Age-related disorders, such as Alzheimer's disease (AD) and age-related macular degeneration (AMD) share common features such as amyloid-ß (Aß) protein accumulation. Retinal deposition of Aß aggregates in AMD patients has suggested a potential link between AMD and AD. In the present study, we analyzed the expression pattern of a focused set of miRNAs, previously found to be involved in both AD and AMD, in the retina of a triple transgenic mouse model of AD (3xTg-AD) at different time-points. Several miRNAs were differentially expressed in the retina of 3xTg-AD mice, compared to the retina of age-matched wild-type (WT) mice. In particular, bioinformatic analysis revealed that miR-155 had a central role in miRNA-gene network stability, regulating several pathways, including apoptotic and inflammatory signaling pathways modulated by TNF-related apoptosis-inducing ligand (TNFSF10).

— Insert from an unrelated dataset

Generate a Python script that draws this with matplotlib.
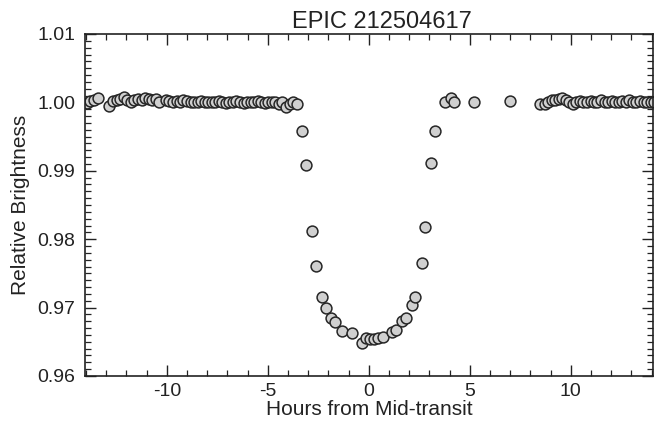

We showed that chronic treatment of 3xTg-AD mice with an anti-TNFSF10 monoclonal antibody was able to inhibit the retinal expression of miR-155, which inversely correlated with the expression of its molecular target SOCS-1. Moreover, the fine-tuned mechanism related to TNFSF10 immunoneutralization was tightly linked to modulation of TNFSF10 itself and its death receptor TNFRSF10B, along with cytokine production by microglia, reactive gliosis, and specific AD-related neuropathological hallmarks (i.e., Aß deposition and Tau phosphorylation) in the retina of 3xTg-AD mice. In conclusion, immunoneutralization of TNFSF10 significantly preserved the retinal tissue in 3xTg-AD mice, suggesting its potential therapeutic application in retinal degenerative disorders.